JOB: Reproduce the data exactly and drop any pictures it holds.

STORED DATA:

____________________

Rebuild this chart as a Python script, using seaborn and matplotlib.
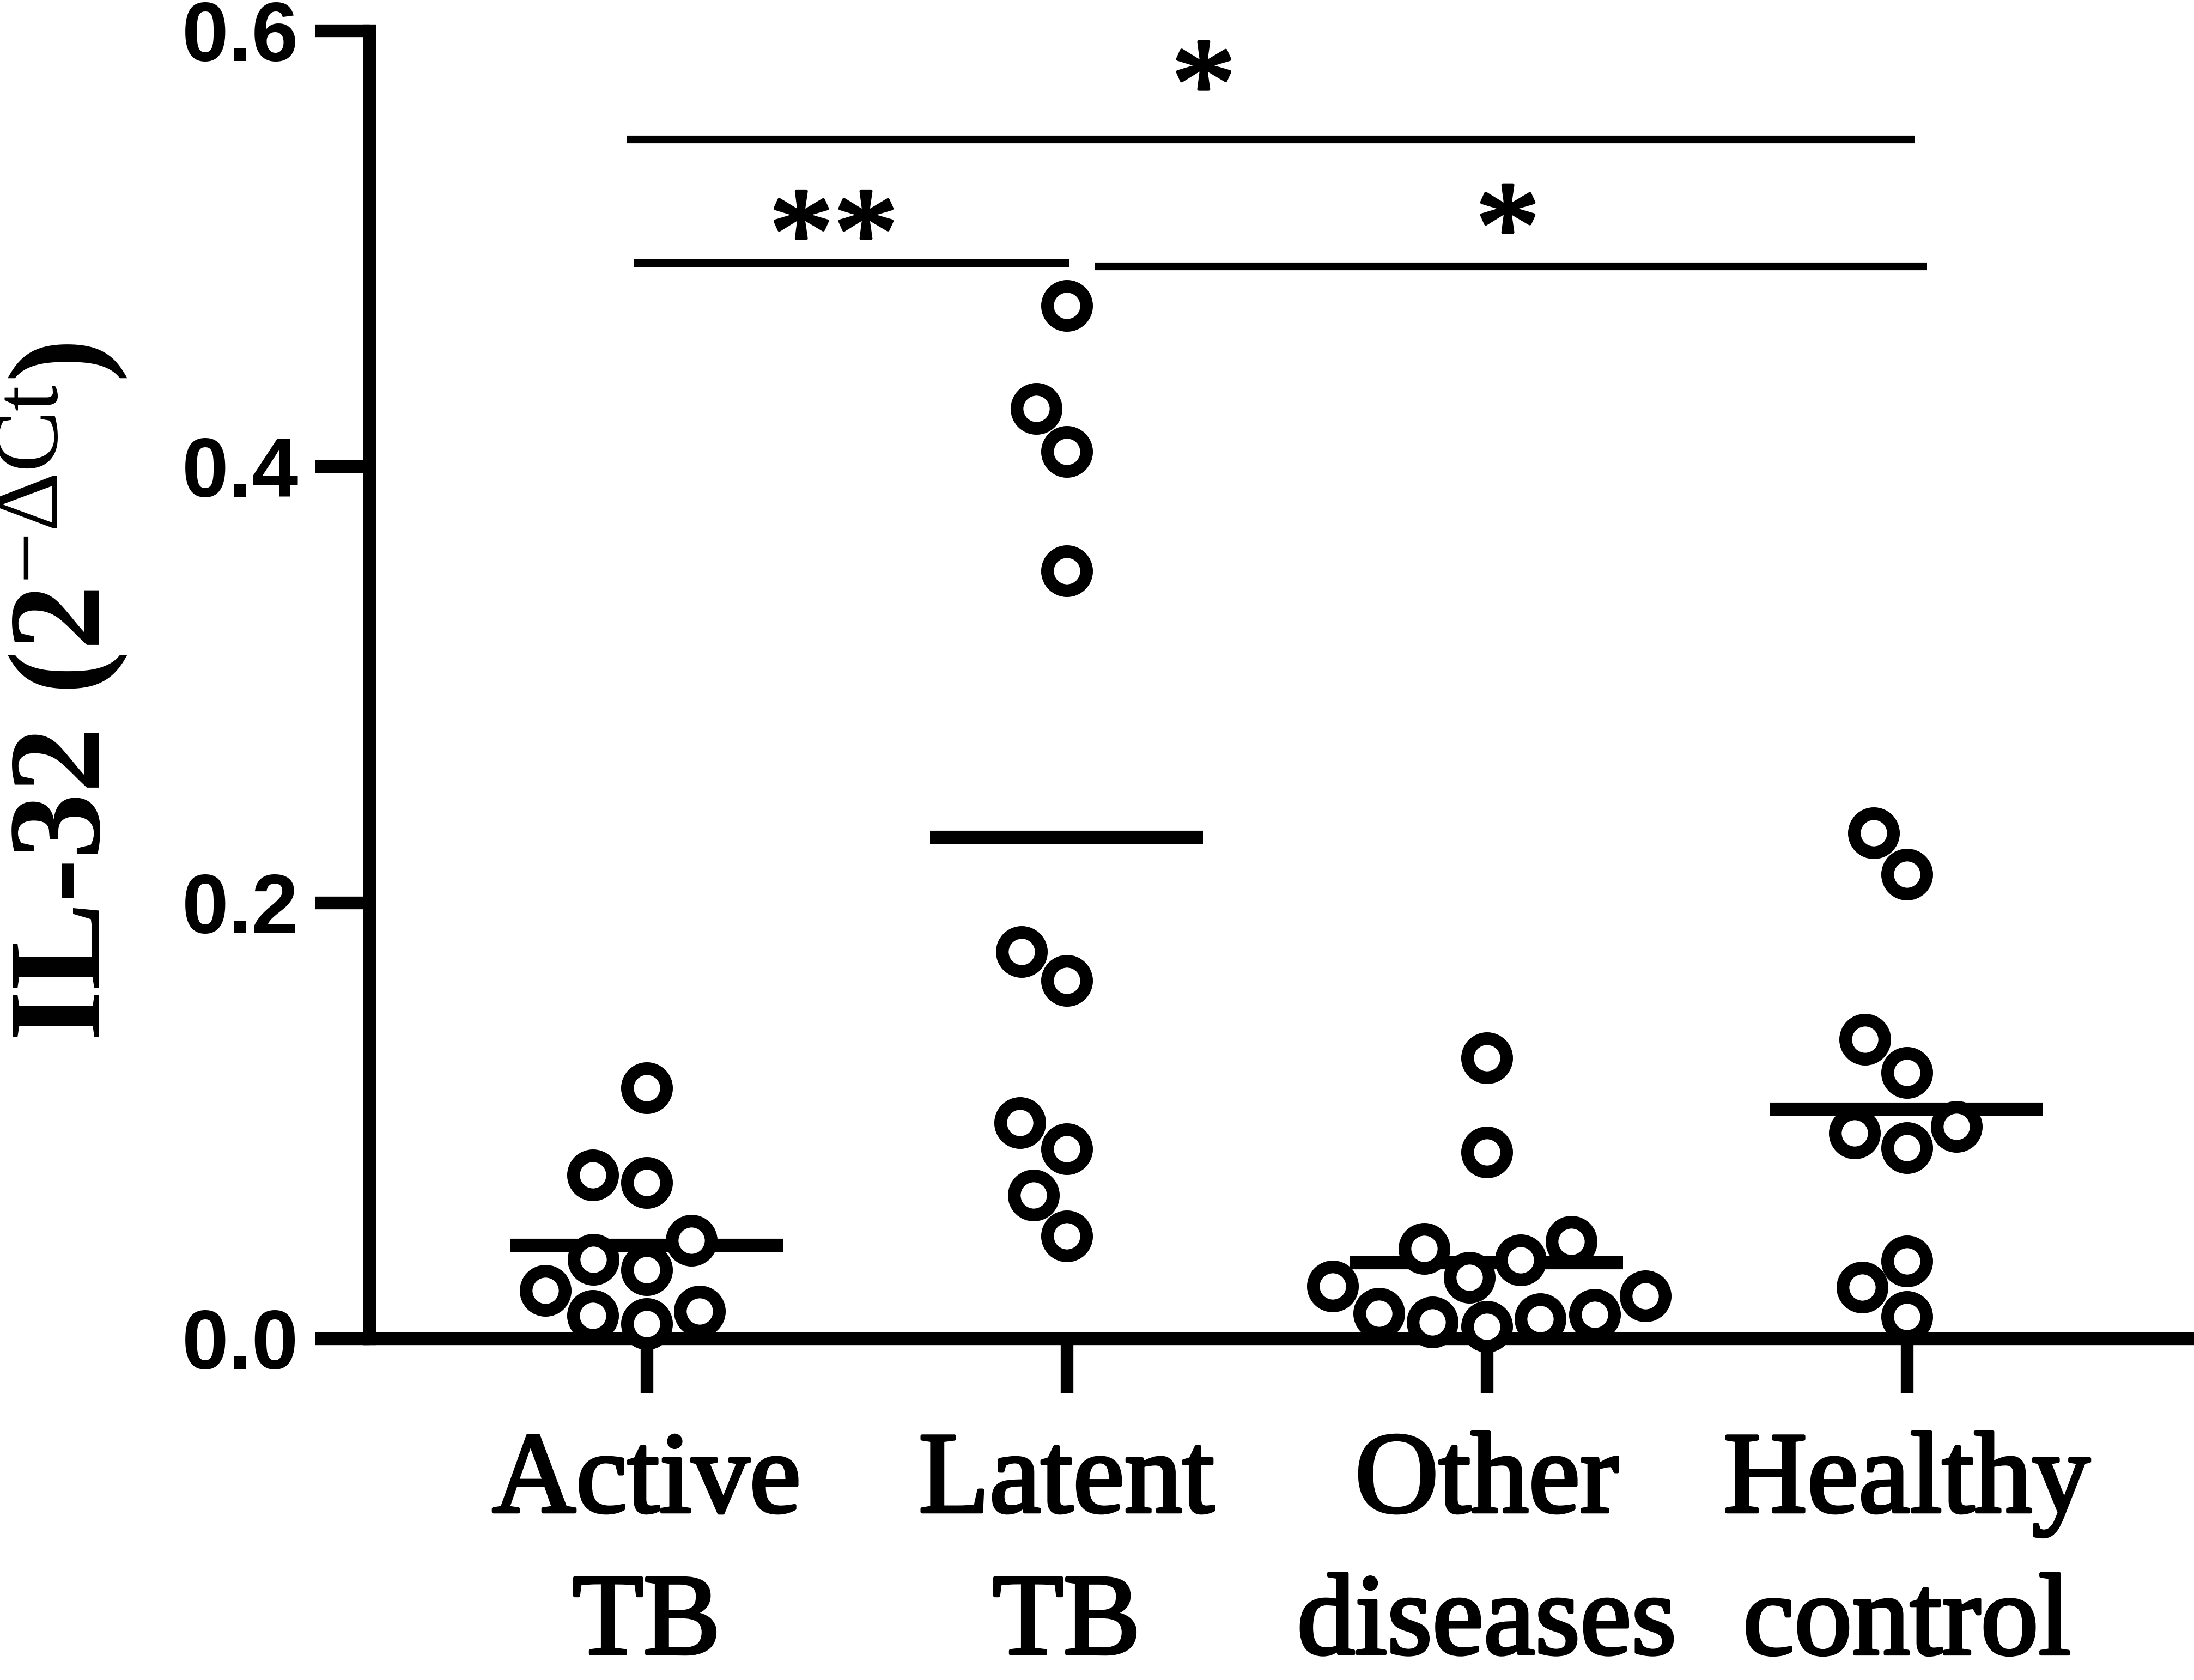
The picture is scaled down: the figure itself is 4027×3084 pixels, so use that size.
import numpy as np
import pandas as pd
import seaborn as sns
import matplotlib.pyplot as plt
import matplotlib.patheffects as pe

# IL-32 expression (2^-dCt) per group
groups = ['Active\nTB', 'Latent\nTB', 'Other\ndiseases', 'Healthy\ncontrol']
active_tb = [0.1150, 0.0715, 0.0751, 0.0316, 0.0220, 0.0362, 0.0451, 0.0067, 0.0106, 0.0125]
latent_tb = [0.4738, 0.4266, 0.4069, 0.3520, 0.1774, 0.1643, 0.0990, 0.0870, 0.0658, 0.0470]
other_diseases = [0.1286, 0.0855, 0.0412, 0.0446, 0.0281, 0.0196, 0.0360, 0.0241,
                  0.0076, 0.0091, 0.0115, 0.0056, 0.0110]
healthy_control = [0.2318, 0.2129, 0.1371, 0.1220, 0.0941, 0.0971, 0.0875, 0.0356, 0.0234, 0.0100]

yticks = [0.0, 0.2, 0.4, 0.6]
ytick_labels = ['0.0', '0.2', '0.4', '0.6']

# significance bars: x from, x to, bar height, stars, star x, star baseline
sig_bars = [
    (-0.047, 3.018, 0.550, '*', 1.326, 0.556),
    (-0.031, 1.005, 0.4933, '**', 0.445, 0.4875),
    (1.067, 3.048, 0.4918, '*', 2.05, 0.4903),
]


def build_frame():
    series = [active_tb, latent_tb, other_diseases, healthy_control]
    df = pd.DataFrame()
    df['group'] = np.repeat(groups, [len(s) for s in series])
    df['value'] = np.concatenate(series)
    return df


def main():
    sns.set_style('ticks')
    plt.rcParams['font.family'] = ['Liberation Serif', 'DejaVu Serif']
    plt.rcParams['mathtext.fontset'] = 'custom'
    plt.rcParams['mathtext.rm'] = 'Liberation Serif'
    plt.rcParams['mathtext.it'] = 'Liberation Serif:italic'
    plt.rcParams['mathtext.bf'] = 'Liberation Serif:bold'
    for key in ['text.color', 'axes.edgecolor', 'axes.labelcolor', 'xtick.color', 'ytick.color']:
        plt.rcParams[key] = 'black'

    df = build_frame()

    fig = plt.figure(figsize=(4028 / 300, 3084 / 300), dpi=300, facecolor='white')
    ax = fig.add_axes([0.1683, 0.2033, 0.8317, 0.7785])

    sns.swarmplot(data=df, x='group', y='value', order=groups, size=17.2,
                  color='white', edgecolor='black', linewidth=5.6, ax=ax,
                  zorder=3, clip_on=False)

    means = df.groupby('group', sort=False)['value'].mean().reindex(groups)
    pos = np.arange(len(groups))
    ax.hlines(means.values, pos - 0.325, pos + 0.325, color='black', lw=5.8, zorder=2)

    heavy = [pe.withStroke(linewidth=1.4, foreground='black')]
    for x0, x1, h, stars, xt, yt in sig_bars:
        ax.plot([x0, x1], [h, h], color='black', lw=3.4, solid_capstyle='butt', clip_on=False)
        ax.text(xt, yt, stars, ha='center', va='baseline', fontsize=57,
                fontfamily='Liberation Serif', clip_on=False, path_effects=heavy)

    ax.set_xlim(-0.66, 3.685)
    ax.set_ylim(0, 0.6)
    ax.set_yticks(yticks)
    ax.set_yticklabels(ytick_labels, fontfamily='Liberation Sans', fontweight='bold', fontsize=37)
    ax.set_xlabel('')
    ax.set_ylabel('')

    ax.tick_params(axis='both', length=24, width=5.6, color='black', direction='out')
    ax.tick_params(axis='y', pad=7)
    ax.tick_params(axis='x', pad=17, labelsize=51)
    for lbl in ax.get_xticklabels():
        lbl.set_linespacing(1.46)
        lbl.set_path_effects(heavy)

    sns.despine(ax=ax)
    ax.spines['left'].set_linewidth(5.6)
    ax.spines['bottom'].set_linewidth(5.6)

    fig.text(0.0285, 0.588, r'IL-32 ($\mathbf{2}^{\mathrm{-\Delta Ct}}$)', rotation=90,
             ha='center', va='center', fontsize=58, fontweight='bold')

    fig.savefig('out.png', dpi=300, facecolor='white')
    plt.close(fig)


if __name__ == '__main__':
    main()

____________________

ANSWER TO THE EXERCISE:
Rebuild this chart as a Python script, using seaborn and matplotlib.
The picture is scaled down: the figure itself is 4027×3084 pixels, so use that size.
import numpy as np
import pandas as pd
import seaborn as sns
import matplotlib.pyplot as plt
import matplotlib.patheffects as pe

# IL-32 expression (2^-dCt) per group
groups = ['Active\nTB', 'Latent\nTB', 'Other\ndiseases', 'Healthy\ncontrol']
active_tb = [0.1150, 0.0715, 0.0751, 0.0316, 0.0220, 0.0362, 0.0451, 0.0067, 0.0106, 0.0125]
latent_tb = [0.4738, 0.4266, 0.4069, 0.3520, 0.1774, 0.1643, 0.0990, 0.0870, 0.0658, 0.0470]
other_diseases = [0.1286, 0.0855, 0.0412, 0.0446, 0.0281, 0.0196, 0.0360, 0.0241,
                  0.0076, 0.0091, 0.0115, 0.0056, 0.0110]
healthy_control = [0.2318, 0.2129, 0.1371, 0.1220, 0.0941, 0.0971, 0.0875, 0.0356, 0.0234, 0.0100]

yticks = [0.0, 0.2, 0.4, 0.6]
ytick_labels = ['0.0', '0.2', '0.4', '0.6']

# significance bars: x from, x to, bar height, stars, star x, star baseline
sig_bars = [
    (-0.047, 3.018, 0.550, '*', 1.326, 0.556),
    (-0.031, 1.005, 0.4933, '**', 0.445, 0.4875),
    (1.067, 3.048, 0.4918, '*', 2.05, 0.4903),
]


def build_frame():
    series = [active_tb, latent_tb, other_diseases, healthy_control]
    df = pd.DataFrame()
    df['group'] = np.repeat(groups, [len(s) for s in series])
    df['value'] = np.concatenate(series)
    return df


def main():
    sns.set_style('ticks')
    plt.rcParams['font.family'] = ['Liberation Serif', 'DejaVu Serif']
    plt.rcParams['mathtext.fontset'] = 'custom'
    plt.rcParams['mathtext.rm'] = 'Liberation Serif'
    plt.rcParams['mathtext.it'] = 'Liberation Serif:italic'
    plt.rcParams['mathtext.bf'] = 'Liberation Serif:bold'
    for key in ['text.color', 'axes.edgecolor', 'axes.labelcolor', 'xtick.color', 'ytick.color']:
        plt.rcParams[key] = 'black'

    df = build_frame()

    fig = plt.figure(figsize=(4028 / 300, 3084 / 300), dpi=300, facecolor='white')
    ax = fig.add_axes([0.1683, 0.2033, 0.8317, 0.7785])

    sns.swarmplot(data=df, x='group', y='value', order=groups, size=17.2,
                  color='white', edgecolor='black', linewidth=5.6, ax=ax,
                  zorder=3, clip_on=False)

    means = df.groupby('group', sort=False)['value'].mean().reindex(groups)
    pos = np.arange(len(groups))
    ax.hlines(means.values, pos - 0.325, pos + 0.325, color='black', lw=5.8, zorder=2)

    heavy = [pe.withStroke(linewidth=1.4, foreground='black')]
    for x0, x1, h, stars, xt, yt in sig_bars:
        ax.plot([x0, x1], [h, h], color='black', lw=3.4, solid_capstyle='butt', clip_on=False)
        ax.text(xt, yt, stars, ha='center', va='baseline', fontsize=57,
                fontfamily='Liberation Serif', clip_on=False, path_effects=heavy)

    ax.set_xlim(-0.66, 3.685)
    ax.set_ylim(0, 0.6)
    ax.set_yticks(yticks)
    ax.set_yticklabels(ytick_labels, fontfamily='Liberation Sans', fontweight='bold', fontsize=37)
    ax.set_xlabel('')
    ax.set_ylabel('')

    ax.tick_params(axis='both', length=24, width=5.6, color='black', direction='out')
    ax.tick_params(axis='y', pad=7)
    ax.tick_params(axis='x', pad=17, labelsize=51)
    for lbl in ax.get_xticklabels():
        lbl.set_linespacing(1.46)
        lbl.set_path_effects(heavy)

    sns.despine(ax=ax)
    ax.spines['left'].set_linewidth(5.6)
    ax.spines['bottom'].set_linewidth(5.6)

    fig.text(0.0285, 0.588, r'IL-32 ($\mathbf{2}^{\mathrm{-\Delta Ct}}$)', rotation=90,
             ha='center', va='center', fontsize=58, fontweight='bold')

    fig.savefig('out.png', dpi=300, facecolor='white')
    plt.close(fig)


if __name__ == '__main__':
    main()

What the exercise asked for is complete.